The automaker was a pioneer of modern electric cars, launching the first-generation Leaf in December 2010. As the longest-running Nissan EV and the longest-running EV in the North American market, the Leaf accounts for 650,000 of the million EV sales Nissan has accumulated. While it has sold the e-NV200 electric van, the automaker only recently began introducing other electric passenger cars in the form of the Ariya crossover SUV and the Japanese-market Sakura.

First 2011 Nissan Leaf delivered to buyer, San Francisco, Dec 2010, photo by Eugene Lee

First 2011 Nissan Leaf delivered to buyer, San Francisco, Dec 2010, photo by Eugene Lee

Of those million sales, just 210,000 have gone to North America. The most (320,000) went to Europe. China and Japan account for 230,000 EV sales each, while the remaining 10,000 went to other regions.

While Nissan deserves credit for being among the first automakers to launch a modern EV, its progress in growing sales has been slow. Tesla reported about 889,000 deliveries in the first half of 2023 alone. At this rate, it is likely already past a million deliveries for the year today, in late July. Tesla passed a million annual EV sales in 2022, and even outsold Toyota in the important California market in this past quarter.

2023 Nissan Ariya e-4orce

2023 Nissan Ariya e-4orce

Nissan, in contrast, has been slow to add electric models—the Ariya and Sakura only arrived in 2022—and sales of the Leaf have been sluggish. It took Nissan until 2019 to pass 400,000 cumulative global Leaf sales. It surpassed 500,000 global Leaf sales in 2020—10 years after production started.
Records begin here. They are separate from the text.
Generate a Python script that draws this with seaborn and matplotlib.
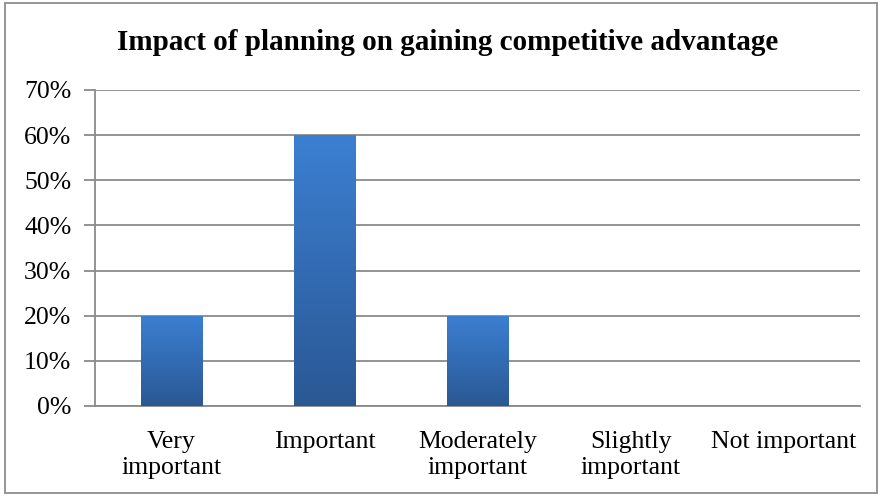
import numpy as np
import pandas as pd
import matplotlib
matplotlib.use("Agg")
import matplotlib.pyplot as plt
import seaborn as sns
from matplotlib.colors import LinearSegmentedColormap
from matplotlib.patches import Rectangle

categories = ["Very\nimportant", "Important", "Moderately\nimportant", "Slightly\nimportant", "Not important"]
values = [20, 60, 20, 0, 0]
yticks = [0, 10, 20, 30, 40, 50, 60, 70]
ytick_labels = ["0%", "10%", "20%", "30%", "40%", "50%", "60%", "70%"]
title = "Impact of planning on gaining competitive advantage"

sns.set_theme(style="white")
plt.rcParams['font.family'] = ['Liberation Serif', 'DejaVu Serif']
plt.rcParams['text.color'] = 'black'

df = pd.DataFrame({"cat": categories, "val": values})

fig = plt.figure(figsize=(8.82, 4.96), dpi=100)
ax = fig.add_axes([95/882, 90/496, 765/882, 316/496])

sns.barplot(data=df, x="cat", y="val", ax=ax, width=0.405, color="#3a78c6", saturation=1, zorder=3)

ax.set_ylim(0, 70)
ax.set_xlim(-0.5, len(categories) - 0.5)

grid_c = "#8a8a8a"
ax.set_yticks(yticks)
ax.set_yticklabels(ytick_labels, fontsize=18.5, color="black")
ax.yaxis.grid(True, color=grid_c, linewidth=1.3, zorder=0)
ax.set_axisbelow(True)

ax.set_xticks(range(len(categories)))
ax.set_xticklabels(categories, fontsize=18.5, color="black", linespacing=1.25)
ax.set_xticks(np.arange(-0.5, len(categories), 1.0), minor=True)
ax.tick_params(axis="x", which="major", length=0, pad=18)
ax.tick_params(axis="x", which="minor", length=7, width=1.3, color=grid_c, direction="out")
ax.tick_params(axis="y", which="major", length=8, width=1.3, color=grid_c, direction="out", pad=9, left=True)

for s in ["top", "right"]:
    ax.spines[s].set_visible(False)
for s in ["left", "bottom"]:
    ax.spines[s].set_color(grid_c)
    ax.spines[s].set_linewidth(1.3)

ax.set_xlabel("")
ax.set_ylabel("")

# gradient fill on bars
cmap = LinearSegmentedColormap.from_list("g", ["#2a5894", "#3c7fd2"])
grad = np.linspace(0, 1, 256).reshape(-1, 1)
for p in list(ax.patches):
    x0, y0 = p.get_x(), p.get_y()
    w, h = p.get_width(), p.get_height()
    p.set_edgecolor("none")
    if h <= 0:
        p.set_visible(False)
        continue
    p.set_facecolor("none")
    im = ax.imshow(grad, cmap=cmap, origin="lower", aspect="auto",
                   extent=[x0, x0 + w, y0, y0 + h], zorder=3)
    im.set_clip_path(p)
ax.set_xlim(-0.5, len(categories) - 0.5)
ax.set_ylim(0, 70)

fig.text(448/882, 1 - 42/496, title, ha="center", va="center", fontsize=21, fontweight="bold", color="black")

border = Rectangle((5/882, 3/496), 872/882, 490/496, transform=fig.transFigure,
                   fill=False, edgecolor="#8c8c8c", linewidth=1.3)
fig.patches.append(border)

fig.savefig("out.png", dpi=100)
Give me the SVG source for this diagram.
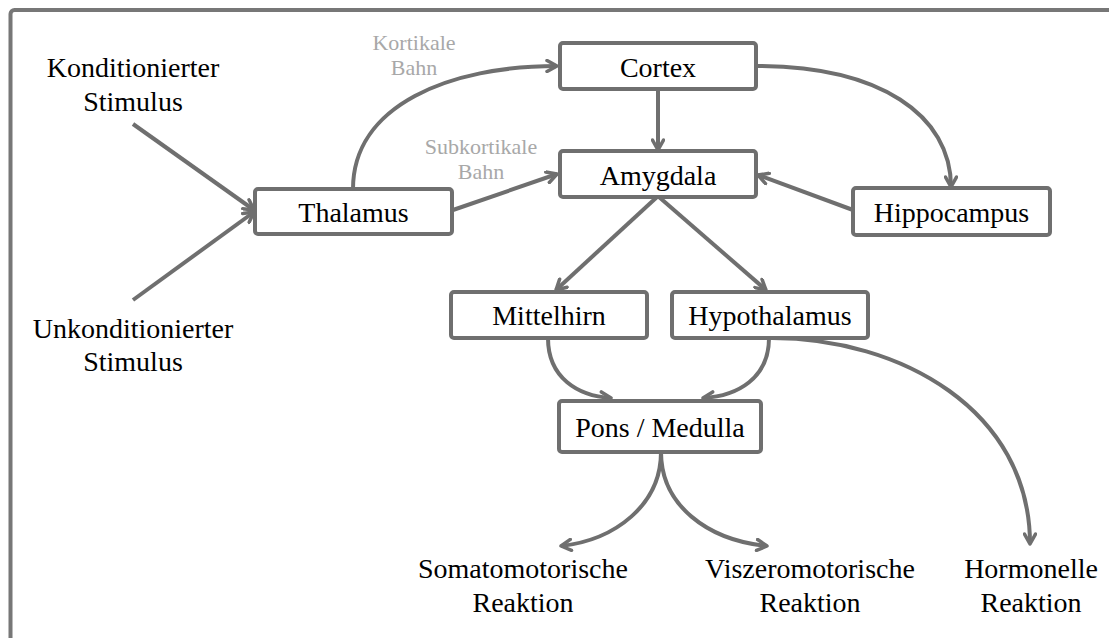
<svg xmlns="http://www.w3.org/2000/svg" width="1109" height="638" viewBox="0 0 1109 638">
<style>
.box{fill:#fff;stroke:#6f6f6f;stroke-width:4}
.t{font-family:"Liberation Serif","Times New Roman",serif;font-size:28px;fill:#000;text-anchor:middle}
.g{font-family:"Liberation Serif","Times New Roman",serif;font-size:22px;fill:#a8a8a8;text-anchor:middle}
.c{fill:none;stroke:#6f6f6f;stroke-width:4}
</style>
<defs>
<marker id="ah" viewBox="0 0 14 14" refX="12" refY="7" markerWidth="14" markerHeight="14" markerUnits="userSpaceOnUse" orient="auto">
<path d="M2,1.5 L12,7 L2,12.5" fill="none" stroke="#6f6f6f" stroke-width="3.5" stroke-linecap="round" stroke-linejoin="round"/>
</marker>
</defs>
<rect x="10.5" y="10" width="1110" height="640" rx="4" fill="#fff" stroke="#777" stroke-width="4"/>
<g id="connectors">
<path class="c" d="M133,124 L254,210" marker-end="url(#ah)"/>
<path class="c" d="M133,300 L254,212" marker-end="url(#ah)"/>
<path class="c" d="M353,189 C353,105 450,66 557,66" marker-end="url(#ah)"/>
<path class="c" d="M453,210 L557,174" marker-end="url(#ah)"/>
<path class="c" d="M658,89 L658,150" marker-end="url(#ah)"/>
<path class="c" d="M756,66 C880,66 951,115 951,187" marker-end="url(#ah)"/>
<path class="c" d="M853,210 L758,175" marker-end="url(#ah)"/>
<path class="c" d="M657,197 L556,290" marker-end="url(#ah)"/>
<path class="c" d="M659,197 L766,290" marker-end="url(#ah)"/>
<path class="c" d="M548,338 C548,378 578,396 611,398" marker-end="url(#ah)"/>
<path class="c" d="M769,338 C769,378 738,396 703,398" marker-end="url(#ah)"/>
<path class="c" d="M772,338 C900,338 1030,410 1030,544" marker-end="url(#ah)"/>
<path class="c" d="M661,452 C661,505 615,540 561,546" marker-end="url(#ah)"/>
<path class="c" d="M661,452 C661,505 707,540 767,546" marker-end="url(#ah)"/>
</g>
<g id="thalamus"><rect class="box" x="255" y="189" width="197" height="45" rx="3"/><text class="t" x="353.5" y="222">Thalamus</text></g>
<g id="cortex"><rect class="box" x="560" y="43" width="196" height="46" rx="3"/><text class="t" x="658" y="77">Cortex</text></g>
<g id="amygdala"><rect class="box" x="560" y="151" width="196" height="46" rx="3"/><text class="t" x="658" y="185">Amygdala</text></g>
<g id="hippocampus"><rect class="box" x="853" y="188" width="197" height="47" rx="3"/><text class="t" x="951.5" y="222">Hippocampus</text></g>
<g id="mittelhirn"><rect class="box" x="451" y="292" width="196" height="46" rx="3"/><text class="t" x="549" y="325">Mittelhirn</text></g>
<g id="hypothalamus"><rect class="box" x="672" y="292" width="196" height="46" rx="3"/><text class="t" x="770" y="325">Hypothalamus</text></g>
<g id="pons"><rect class="box" x="559" y="401" width="202" height="51" rx="3"/><text class="t" x="660" y="437">Pons / Medulla</text></g>
<g id="ks"><text class="t" x="133" y="77">Konditionierter</text><text class="t" x="133" y="111">Stimulus</text></g>
<g id="us"><text class="t" x="133" y="338">Unkonditionierter</text><text class="t" x="133" y="371">Stimulus</text></g>
<g id="kb"><text class="g" x="414" y="50">Kortikale</text><text class="g" x="414" y="75">Bahn</text></g>
<g id="sb"><text class="g" x="481" y="154">Subkortikale</text><text class="g" x="481" y="179">Bahn</text></g>
<g id="somato"><text class="t" x="523" y="578">Somatomotorische</text><text class="t" x="523" y="612">Reaktion</text></g>
<g id="viszero"><text class="t" x="810" y="578">Viszeromotorische</text><text class="t" x="810" y="612">Reaktion</text></g>
<g id="hormon"><text class="t" x="1031" y="578">Hormonelle</text><text class="t" x="1031" y="612">Reaktion</text></g>
</svg>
Nissan does appear to be getting more ambitious with its EV plans. It now targets 19 new electric models by 2030, and aims to launch EVs powered by solid-state batteries by 2028. The automaker expects EVs to make up 40% of its U.S. sales by 2030, and plans to build two EVs in Mississippi starting in 2025—one Nissan-branded vehicle and the first U.S.-market EV for the Infiniti luxury brand.